> TASK:
Your task is to transcribe all of the data below exactly, omitting the images.

> DATA LINES:
(begin)

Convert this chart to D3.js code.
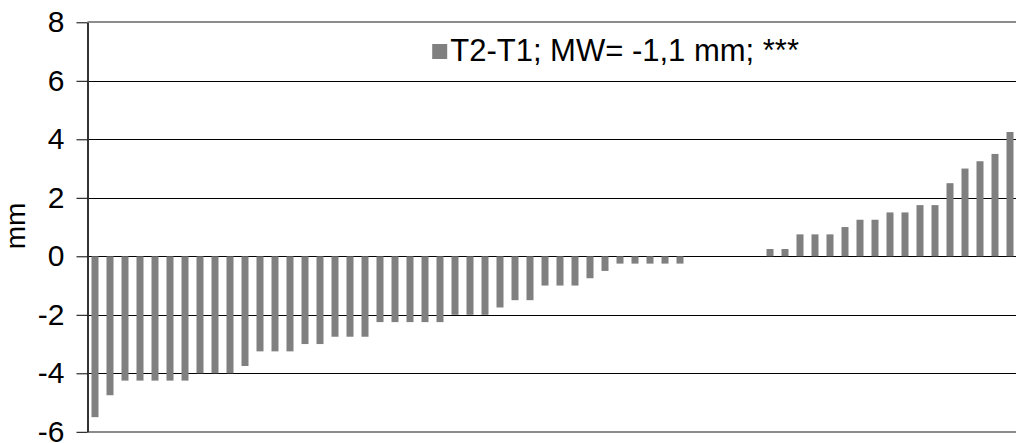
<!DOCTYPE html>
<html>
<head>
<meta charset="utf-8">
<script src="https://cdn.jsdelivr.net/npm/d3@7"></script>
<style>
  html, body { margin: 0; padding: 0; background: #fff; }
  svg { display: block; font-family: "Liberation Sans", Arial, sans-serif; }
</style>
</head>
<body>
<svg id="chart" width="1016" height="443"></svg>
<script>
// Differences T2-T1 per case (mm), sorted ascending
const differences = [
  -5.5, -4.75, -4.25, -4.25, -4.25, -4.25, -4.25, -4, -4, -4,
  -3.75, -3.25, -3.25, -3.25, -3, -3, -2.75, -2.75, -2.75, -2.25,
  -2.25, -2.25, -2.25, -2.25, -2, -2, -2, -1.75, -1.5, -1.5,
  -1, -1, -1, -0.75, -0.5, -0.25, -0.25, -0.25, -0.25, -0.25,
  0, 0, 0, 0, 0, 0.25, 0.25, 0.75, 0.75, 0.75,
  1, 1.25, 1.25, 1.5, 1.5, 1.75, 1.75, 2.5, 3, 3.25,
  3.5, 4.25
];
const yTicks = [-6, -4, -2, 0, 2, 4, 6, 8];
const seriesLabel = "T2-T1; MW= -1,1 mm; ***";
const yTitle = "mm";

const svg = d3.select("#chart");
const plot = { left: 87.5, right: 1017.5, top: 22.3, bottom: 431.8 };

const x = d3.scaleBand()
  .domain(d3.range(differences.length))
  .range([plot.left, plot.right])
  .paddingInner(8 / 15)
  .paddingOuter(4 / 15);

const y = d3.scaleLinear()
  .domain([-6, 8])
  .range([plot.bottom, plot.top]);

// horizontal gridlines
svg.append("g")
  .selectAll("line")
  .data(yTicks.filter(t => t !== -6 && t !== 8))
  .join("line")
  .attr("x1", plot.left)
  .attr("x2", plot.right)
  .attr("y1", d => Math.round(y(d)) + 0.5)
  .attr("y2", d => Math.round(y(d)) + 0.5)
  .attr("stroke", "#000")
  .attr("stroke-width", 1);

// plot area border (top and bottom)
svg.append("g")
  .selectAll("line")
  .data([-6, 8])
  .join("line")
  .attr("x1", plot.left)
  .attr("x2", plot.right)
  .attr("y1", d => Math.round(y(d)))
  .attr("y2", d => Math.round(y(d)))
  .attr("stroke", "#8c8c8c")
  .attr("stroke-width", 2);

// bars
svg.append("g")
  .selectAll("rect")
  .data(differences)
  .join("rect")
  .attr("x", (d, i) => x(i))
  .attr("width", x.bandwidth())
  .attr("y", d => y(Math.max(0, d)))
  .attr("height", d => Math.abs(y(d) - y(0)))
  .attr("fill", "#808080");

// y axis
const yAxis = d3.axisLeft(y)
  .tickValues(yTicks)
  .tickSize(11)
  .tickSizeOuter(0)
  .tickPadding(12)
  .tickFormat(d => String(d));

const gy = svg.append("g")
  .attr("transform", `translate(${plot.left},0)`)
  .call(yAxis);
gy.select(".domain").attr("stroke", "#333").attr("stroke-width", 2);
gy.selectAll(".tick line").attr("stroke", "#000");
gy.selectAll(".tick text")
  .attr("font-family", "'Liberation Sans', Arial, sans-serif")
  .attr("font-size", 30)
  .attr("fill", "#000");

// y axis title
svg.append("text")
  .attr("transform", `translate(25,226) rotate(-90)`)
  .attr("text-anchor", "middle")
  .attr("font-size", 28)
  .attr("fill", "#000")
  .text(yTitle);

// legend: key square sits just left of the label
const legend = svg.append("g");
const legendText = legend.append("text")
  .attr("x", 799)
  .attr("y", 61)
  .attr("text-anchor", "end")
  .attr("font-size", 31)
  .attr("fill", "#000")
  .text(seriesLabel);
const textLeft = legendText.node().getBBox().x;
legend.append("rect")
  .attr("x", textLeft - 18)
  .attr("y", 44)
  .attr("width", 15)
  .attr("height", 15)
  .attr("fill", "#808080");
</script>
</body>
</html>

(end)

> FULL ANSWER:
Convert this chart to D3.js code.
<!DOCTYPE html>
<html>
<head>
<meta charset="utf-8">
<script src="https://cdn.jsdelivr.net/npm/d3@7"></script>
<style>
  html, body { margin: 0; padding: 0; background: #fff; }
  svg { display: block; font-family: "Liberation Sans", Arial, sans-serif; }
</style>
</head>
<body>
<svg id="chart" width="1016" height="443"></svg>
<script>
// Differences T2-T1 per case (mm), sorted ascending
const differences = [
  -5.5, -4.75, -4.25, -4.25, -4.25, -4.25, -4.25, -4, -4, -4,
  -3.75, -3.25, -3.25, -3.25, -3, -3, -2.75, -2.75, -2.75, -2.25,
  -2.25, -2.25, -2.25, -2.25, -2, -2, -2, -1.75, -1.5, -1.5,
  -1, -1, -1, -0.75, -0.5, -0.25, -0.25, -0.25, -0.25, -0.25,
  0, 0, 0, 0, 0, 0.25, 0.25, 0.75, 0.75, 0.75,
  1, 1.25, 1.25, 1.5, 1.5, 1.75, 1.75, 2.5, 3, 3.25,
  3.5, 4.25
];
const yTicks = [-6, -4, -2, 0, 2, 4, 6, 8];
const seriesLabel = "T2-T1; MW= -1,1 mm; ***";
const yTitle = "mm";

const svg = d3.select("#chart");
const plot = { left: 87.5, right: 1017.5, top: 22.3, bottom: 431.8 };

const x = d3.scaleBand()
  .domain(d3.range(differences.length))
  .range([plot.left, plot.right])
  .paddingInner(8 / 15)
  .paddingOuter(4 / 15);

const y = d3.scaleLinear()
  .domain([-6, 8])
  .range([plot.bottom, plot.top]);

// horizontal gridlines
svg.append("g")
  .selectAll("line")
  .data(yTicks.filter(t => t !== -6 && t !== 8))
  .join("line")
  .attr("x1", plot.left)
  .attr("x2", plot.right)
  .attr("y1", d => Math.round(y(d)) + 0.5)
  .attr("y2", d => Math.round(y(d)) + 0.5)
  .attr("stroke", "#000")
  .attr("stroke-width", 1);

// plot area border (top and bottom)
svg.append("g")
  .selectAll("line")
  .data([-6, 8])
  .join("line")
  .attr("x1", plot.left)
  .attr("x2", plot.right)
  .attr("y1", d => Math.round(y(d)))
  .attr("y2", d => Math.round(y(d)))
  .attr("stroke", "#8c8c8c")
  .attr("stroke-width", 2);

// bars
svg.append("g")
  .selectAll("rect")
  .data(differences)
  .join("rect")
  .attr("x", (d, i) => x(i))
  .attr("width", x.bandwidth())
  .attr("y", d => y(Math.max(0, d)))
  .attr("height", d => Math.abs(y(d) - y(0)))
  .attr("fill", "#808080");

// y axis
const yAxis = d3.axisLeft(y)
  .tickValues(yTicks)
  .tickSize(11)
  .tickSizeOuter(0)
  .tickPadding(12)
  .tickFormat(d => String(d));

const gy = svg.append("g")
  .attr("transform", `translate(${plot.left},0)`)
  .call(yAxis);
gy.select(".domain").attr("stroke", "#333").attr("stroke-width", 2);
gy.selectAll(".tick line").attr("stroke", "#000");
gy.selectAll(".tick text")
  .attr("font-family", "'Liberation Sans', Arial, sans-serif")
  .attr("font-size", 30)
  .attr("fill", "#000");

// y axis title
svg.append("text")
  .attr("transform", `translate(25,226) rotate(-90)`)
  .attr("text-anchor", "middle")
  .attr("font-size", 28)
  .attr("fill", "#000")
  .text(yTitle);

// legend: key square sits just left of the label
const legend = svg.append("g");
const legendText = legend.append("text")
  .attr("x", 799)
  .attr("y", 61)
  .attr("text-anchor", "end")
  .attr("font-size", 31)
  .attr("fill", "#000")
  .text(seriesLabel);
const textLeft = legendText.node().getBBox().x;
legend.append("rect")
  .attr("x", textLeft - 18)
  .attr("y", 44)
  .attr("width", 15)
  .attr("height", 15)
  .attr("fill", "#808080");
</script>
</body>
</html>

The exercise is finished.